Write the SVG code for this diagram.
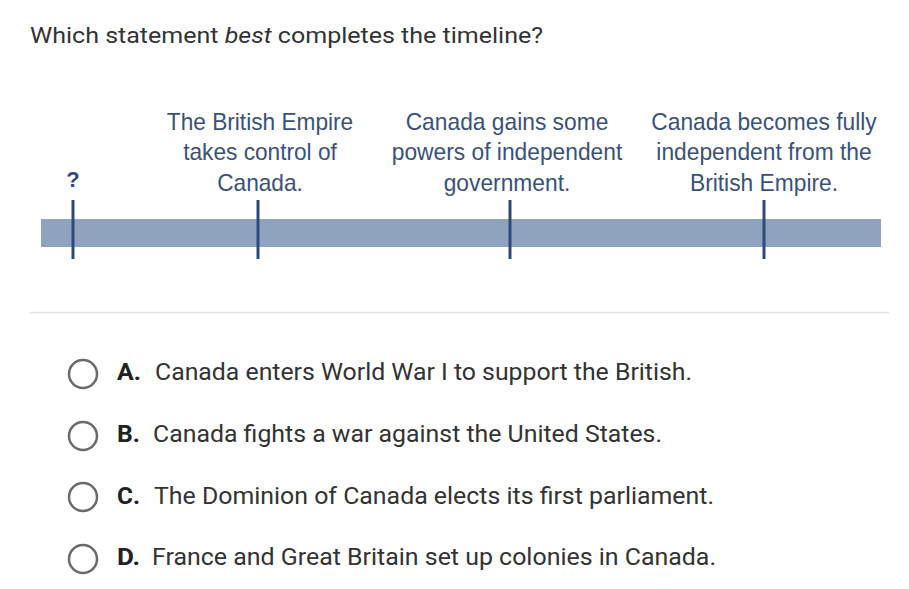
<svg xmlns="http://www.w3.org/2000/svg" width="909" height="589" viewBox="0 0 909 589">
<style>
.title{font-family:Roboto,"Liberation Sans",sans-serif;font-size:22px;fill:#333}
.lbl{font-family:"Liberation Sans",Arial,sans-serif;font-size:24px;fill:#3a5278;text-anchor:middle}
.q{font-family:"Liberation Sans",Arial,sans-serif;font-size:22px;font-weight:bold;fill:#2e4a78;text-anchor:middle}
.tick{stroke:#2e4a7a;stroke-width:3}
.opt{font-family:Roboto,"Liberation Sans",sans-serif;font-size:24.5px;fill:#333}
.key{font-family:Roboto,"Liberation Sans",sans-serif;font-size:24.5px;font-weight:bold;fill:#222}
.radio{fill:#fff;stroke:#6b6b6b;stroke-width:2.5}
</style>
<rect width="909" height="589" fill="#fff"/>
<text class="title" transform="translate(30 43) scale(1.138 1)" x="0" y="0">Which statement <tspan font-style="italic">best</tspan> completes the timeline?</text>
<g id="timeline">
<rect x="41" y="219" width="840" height="28" fill="#8fa3be"/>
</g>
<g id="connectors">
<line class="tick" x1="73" y1="200" x2="73" y2="259"/>
<line class="tick" x1="258" y1="200" x2="258" y2="259"/>
<line class="tick" x1="510" y1="200" x2="510" y2="259"/>
<line class="tick" x1="764" y1="200" x2="764" y2="259"/>
</g>
<g id="event-q"><text class="q" x="73" y="187">?</text></g>
<g id="event-1" transform="translate(260 0) scale(0.945 1)"><text class="lbl" x="0" y="130">The British Empire</text><text class="lbl" x="0" y="160.5">takes control of</text><text class="lbl" x="0" y="191">Canada.</text></g>
<g id="event-2" transform="translate(507 0) scale(0.95 1)"><text class="lbl" x="0" y="130">Canada gains some</text><text class="lbl" x="0" y="160.5">powers of independent</text><text class="lbl" x="0" y="191">government.</text></g>
<g id="event-3" transform="translate(764 0) scale(0.95 1)"><text class="lbl" x="0" y="130">Canada becomes fully</text><text class="lbl" x="0" y="160.5">independent from the</text><text class="lbl" x="0" y="191">British Empire.</text></g>
<line x1="30" y1="312.5" x2="889" y2="312.5" stroke="#e2e2e2" stroke-width="1.5"/>
<g id="option-a"><circle class="radio" cx="83" cy="374" r="14"/><text class="key" x="117" y="380" textLength="24" lengthAdjust="spacingAndGlyphs">A.</text><text class="opt" x="155" y="380" textLength="537" lengthAdjust="spacingAndGlyphs">Canada enters World War I to support the British.</text></g>
<g id="option-b"><circle class="radio" cx="83" cy="436" r="14"/><text class="key" x="117" y="442" textLength="23" lengthAdjust="spacingAndGlyphs">B.</text><text class="opt" x="153" y="442" textLength="509" lengthAdjust="spacingAndGlyphs">Canada fights a war against the United States.</text></g>
<g id="option-c"><circle class="radio" cx="83" cy="497" r="14"/><text class="key" x="117" y="504" textLength="23" lengthAdjust="spacingAndGlyphs">C.</text><text class="opt" x="154" y="504" textLength="560" lengthAdjust="spacingAndGlyphs">The Dominion of Canada elects its first parliament.</text></g>
<g id="option-d"><circle class="radio" cx="83" cy="559" r="14"/><text class="key" x="117" y="565" textLength="23" lengthAdjust="spacingAndGlyphs">D.</text><text class="opt" x="152" y="565" textLength="564" lengthAdjust="spacingAndGlyphs">France and Great Britain set up colonies in Canada.</text></g>
</svg>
****************************************
• To be done:
From start to finish, output the listing exactly, but omit its pictures.

• Exercise solution:
Write the SVG code for this diagram.
<svg xmlns="http://www.w3.org/2000/svg" width="909" height="589" viewBox="0 0 909 589">
<style>
.title{font-family:Roboto,"Liberation Sans",sans-serif;font-size:22px;fill:#333}
.lbl{font-family:"Liberation Sans",Arial,sans-serif;font-size:24px;fill:#3a5278;text-anchor:middle}
.q{font-family:"Liberation Sans",Arial,sans-serif;font-size:22px;font-weight:bold;fill:#2e4a78;text-anchor:middle}
.tick{stroke:#2e4a7a;stroke-width:3}
.opt{font-family:Roboto,"Liberation Sans",sans-serif;font-size:24.5px;fill:#333}
.key{font-family:Roboto,"Liberation Sans",sans-serif;font-size:24.5px;font-weight:bold;fill:#222}
.radio{fill:#fff;stroke:#6b6b6b;stroke-width:2.5}
</style>
<rect width="909" height="589" fill="#fff"/>
<text class="title" transform="translate(30 43) scale(1.138 1)" x="0" y="0">Which statement <tspan font-style="italic">best</tspan> completes the timeline?</text>
<g id="timeline">
<rect x="41" y="219" width="840" height="28" fill="#8fa3be"/>
</g>
<g id="connectors">
<line class="tick" x1="73" y1="200" x2="73" y2="259"/>
<line class="tick" x1="258" y1="200" x2="258" y2="259"/>
<line class="tick" x1="510" y1="200" x2="510" y2="259"/>
<line class="tick" x1="764" y1="200" x2="764" y2="259"/>
</g>
<g id="event-q"><text class="q" x="73" y="187">?</text></g>
<g id="event-1" transform="translate(260 0) scale(0.945 1)"><text class="lbl" x="0" y="130">The British Empire</text><text class="lbl" x="0" y="160.5">takes control of</text><text class="lbl" x="0" y="191">Canada.</text></g>
<g id="event-2" transform="translate(507 0) scale(0.95 1)"><text class="lbl" x="0" y="130">Canada gains some</text><text class="lbl" x="0" y="160.5">powers of independent</text><text class="lbl" x="0" y="191">government.</text></g>
<g id="event-3" transform="translate(764 0) scale(0.95 1)"><text class="lbl" x="0" y="130">Canada becomes fully</text><text class="lbl" x="0" y="160.5">independent from the</text><text class="lbl" x="0" y="191">British Empire.</text></g>
<line x1="30" y1="312.5" x2="889" y2="312.5" stroke="#e2e2e2" stroke-width="1.5"/>
<g id="option-a"><circle class="radio" cx="83" cy="374" r="14"/><text class="key" x="117" y="380" textLength="24" lengthAdjust="spacingAndGlyphs">A.</text><text class="opt" x="155" y="380" textLength="537" lengthAdjust="spacingAndGlyphs">Canada enters World War I to support the British.</text></g>
<g id="option-b"><circle class="radio" cx="83" cy="436" r="14"/><text class="key" x="117" y="442" textLength="23" lengthAdjust="spacingAndGlyphs">B.</text><text class="opt" x="153" y="442" textLength="509" lengthAdjust="spacingAndGlyphs">Canada fights a war against the United States.</text></g>
<g id="option-c"><circle class="radio" cx="83" cy="497" r="14"/><text class="key" x="117" y="504" textLength="23" lengthAdjust="spacingAndGlyphs">C.</text><text class="opt" x="154" y="504" textLength="560" lengthAdjust="spacingAndGlyphs">The Dominion of Canada elects its first parliament.</text></g>
<g id="option-d"><circle class="radio" cx="83" cy="559" r="14"/><text class="key" x="117" y="565" textLength="23" lengthAdjust="spacingAndGlyphs">D.</text><text class="opt" x="152" y="565" textLength="564" lengthAdjust="spacingAndGlyphs">France and Great Britain set up colonies in Canada.</text></g>
</svg>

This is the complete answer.